[RECORDS SUPPLIED]
------------------------------
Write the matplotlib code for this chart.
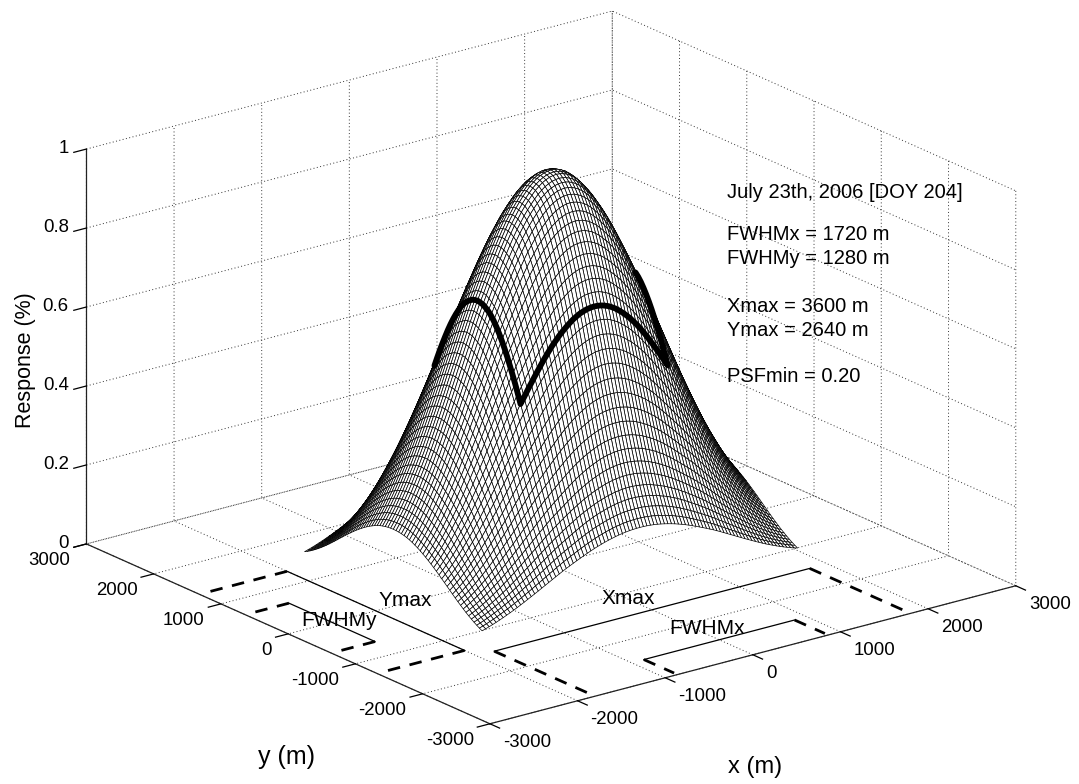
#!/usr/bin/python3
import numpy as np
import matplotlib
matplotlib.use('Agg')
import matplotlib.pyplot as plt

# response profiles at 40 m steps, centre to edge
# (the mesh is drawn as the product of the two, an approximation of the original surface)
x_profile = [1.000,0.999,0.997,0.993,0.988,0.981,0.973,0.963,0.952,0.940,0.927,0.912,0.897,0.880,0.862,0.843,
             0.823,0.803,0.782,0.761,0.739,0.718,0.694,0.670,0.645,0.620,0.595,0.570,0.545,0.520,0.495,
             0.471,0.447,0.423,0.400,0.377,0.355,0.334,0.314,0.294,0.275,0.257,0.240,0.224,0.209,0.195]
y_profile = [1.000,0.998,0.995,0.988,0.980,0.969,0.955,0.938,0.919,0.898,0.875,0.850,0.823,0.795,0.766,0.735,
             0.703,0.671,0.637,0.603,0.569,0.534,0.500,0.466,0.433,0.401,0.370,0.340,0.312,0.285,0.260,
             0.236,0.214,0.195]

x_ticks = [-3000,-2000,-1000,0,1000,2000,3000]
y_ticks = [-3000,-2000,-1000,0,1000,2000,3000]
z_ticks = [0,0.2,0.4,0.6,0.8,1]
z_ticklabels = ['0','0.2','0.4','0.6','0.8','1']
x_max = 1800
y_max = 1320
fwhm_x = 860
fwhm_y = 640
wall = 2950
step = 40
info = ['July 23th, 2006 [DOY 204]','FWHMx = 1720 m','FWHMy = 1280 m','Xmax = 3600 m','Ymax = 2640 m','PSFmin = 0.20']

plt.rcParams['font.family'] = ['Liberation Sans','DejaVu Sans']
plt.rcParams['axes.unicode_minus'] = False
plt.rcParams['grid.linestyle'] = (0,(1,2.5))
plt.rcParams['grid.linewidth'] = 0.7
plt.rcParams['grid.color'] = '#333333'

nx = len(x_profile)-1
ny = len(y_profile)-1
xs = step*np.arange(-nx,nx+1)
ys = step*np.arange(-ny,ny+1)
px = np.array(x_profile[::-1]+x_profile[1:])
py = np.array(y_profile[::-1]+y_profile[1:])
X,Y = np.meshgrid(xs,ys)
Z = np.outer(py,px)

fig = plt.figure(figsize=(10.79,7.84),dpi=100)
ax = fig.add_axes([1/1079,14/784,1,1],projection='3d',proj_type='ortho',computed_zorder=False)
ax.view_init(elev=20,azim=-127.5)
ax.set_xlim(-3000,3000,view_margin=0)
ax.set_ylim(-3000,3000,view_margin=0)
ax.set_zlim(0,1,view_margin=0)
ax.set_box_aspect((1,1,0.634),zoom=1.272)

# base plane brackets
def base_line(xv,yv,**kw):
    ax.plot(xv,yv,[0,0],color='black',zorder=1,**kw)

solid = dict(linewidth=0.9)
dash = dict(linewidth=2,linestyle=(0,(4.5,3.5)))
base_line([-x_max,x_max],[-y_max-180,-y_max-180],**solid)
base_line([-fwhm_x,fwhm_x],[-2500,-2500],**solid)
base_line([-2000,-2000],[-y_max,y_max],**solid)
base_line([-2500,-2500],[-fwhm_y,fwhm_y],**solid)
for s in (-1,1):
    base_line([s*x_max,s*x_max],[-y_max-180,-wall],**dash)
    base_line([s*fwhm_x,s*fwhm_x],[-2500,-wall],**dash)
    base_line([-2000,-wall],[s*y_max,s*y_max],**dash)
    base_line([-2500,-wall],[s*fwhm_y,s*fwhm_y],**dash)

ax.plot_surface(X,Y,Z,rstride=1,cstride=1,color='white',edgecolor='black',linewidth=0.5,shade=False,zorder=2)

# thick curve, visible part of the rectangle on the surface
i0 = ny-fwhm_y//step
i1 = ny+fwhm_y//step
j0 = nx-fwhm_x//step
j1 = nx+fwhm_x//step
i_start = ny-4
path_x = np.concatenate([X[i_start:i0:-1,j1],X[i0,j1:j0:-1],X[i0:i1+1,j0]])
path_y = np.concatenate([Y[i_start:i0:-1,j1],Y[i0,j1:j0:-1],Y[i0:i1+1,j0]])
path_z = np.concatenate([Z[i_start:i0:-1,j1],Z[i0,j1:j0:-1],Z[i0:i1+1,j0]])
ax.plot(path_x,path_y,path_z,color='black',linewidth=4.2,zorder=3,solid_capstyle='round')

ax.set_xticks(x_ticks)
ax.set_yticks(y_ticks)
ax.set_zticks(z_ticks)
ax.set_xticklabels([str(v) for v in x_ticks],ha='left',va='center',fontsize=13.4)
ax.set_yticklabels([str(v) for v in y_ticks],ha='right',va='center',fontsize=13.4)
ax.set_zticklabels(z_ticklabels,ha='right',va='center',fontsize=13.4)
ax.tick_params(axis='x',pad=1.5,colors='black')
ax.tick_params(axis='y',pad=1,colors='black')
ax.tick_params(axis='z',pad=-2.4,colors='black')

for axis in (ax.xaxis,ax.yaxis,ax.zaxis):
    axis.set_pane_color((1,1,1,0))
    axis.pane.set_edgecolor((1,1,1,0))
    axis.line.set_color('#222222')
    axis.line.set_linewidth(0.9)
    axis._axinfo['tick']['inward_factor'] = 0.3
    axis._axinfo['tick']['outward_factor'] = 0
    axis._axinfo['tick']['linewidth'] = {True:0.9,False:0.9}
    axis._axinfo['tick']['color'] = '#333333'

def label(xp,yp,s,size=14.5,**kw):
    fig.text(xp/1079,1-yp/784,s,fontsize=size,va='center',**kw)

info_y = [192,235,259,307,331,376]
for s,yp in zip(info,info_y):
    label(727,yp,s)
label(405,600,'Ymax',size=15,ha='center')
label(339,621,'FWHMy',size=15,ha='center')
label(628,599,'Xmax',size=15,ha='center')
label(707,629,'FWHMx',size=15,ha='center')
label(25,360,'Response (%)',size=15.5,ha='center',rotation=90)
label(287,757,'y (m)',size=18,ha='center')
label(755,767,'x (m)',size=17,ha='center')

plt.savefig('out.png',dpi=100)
------------------------------
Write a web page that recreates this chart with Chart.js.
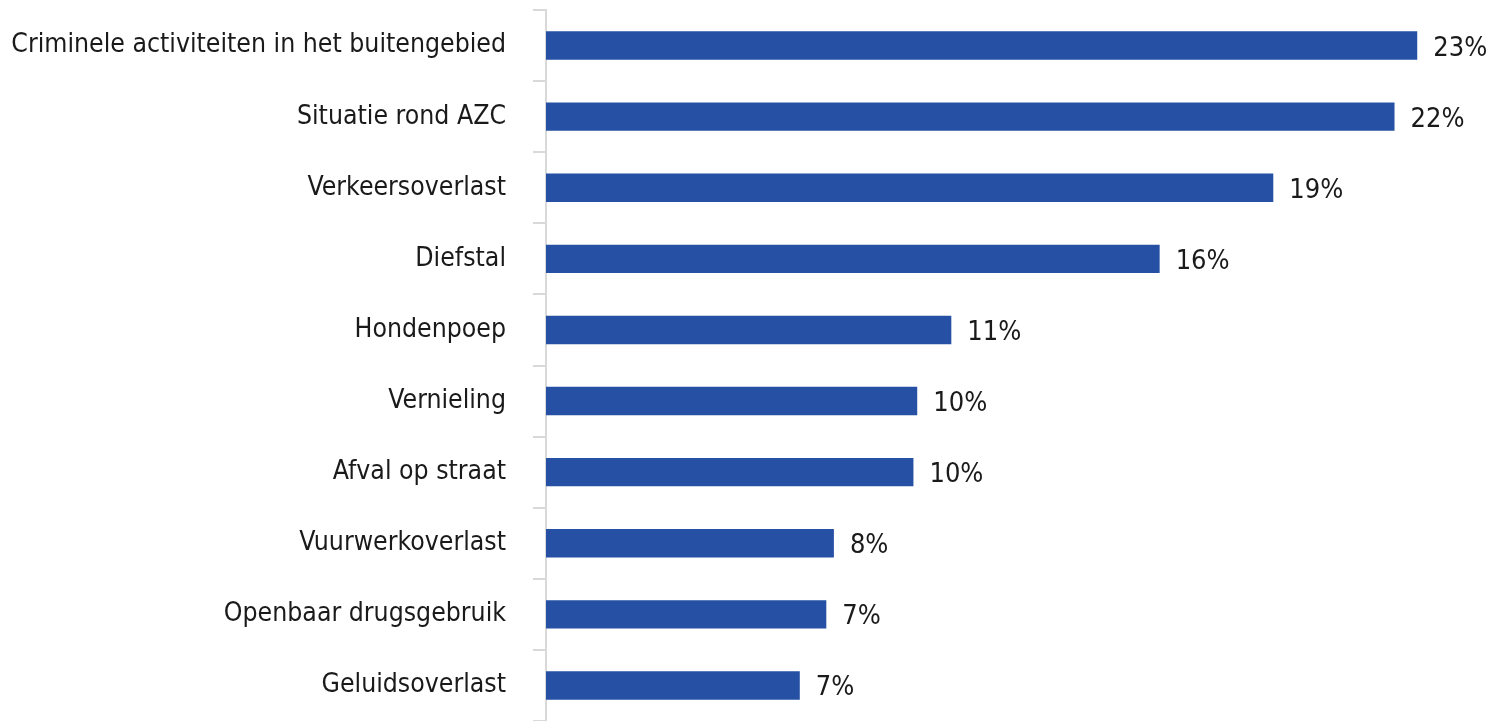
------------------------------
[TASK REQUIREMENTS] Show each line holding the word "Write".

[OUTPUT BELOW]
Write the matplotlib code for this chart.
Write a web page that recreates this chart with Chart.js.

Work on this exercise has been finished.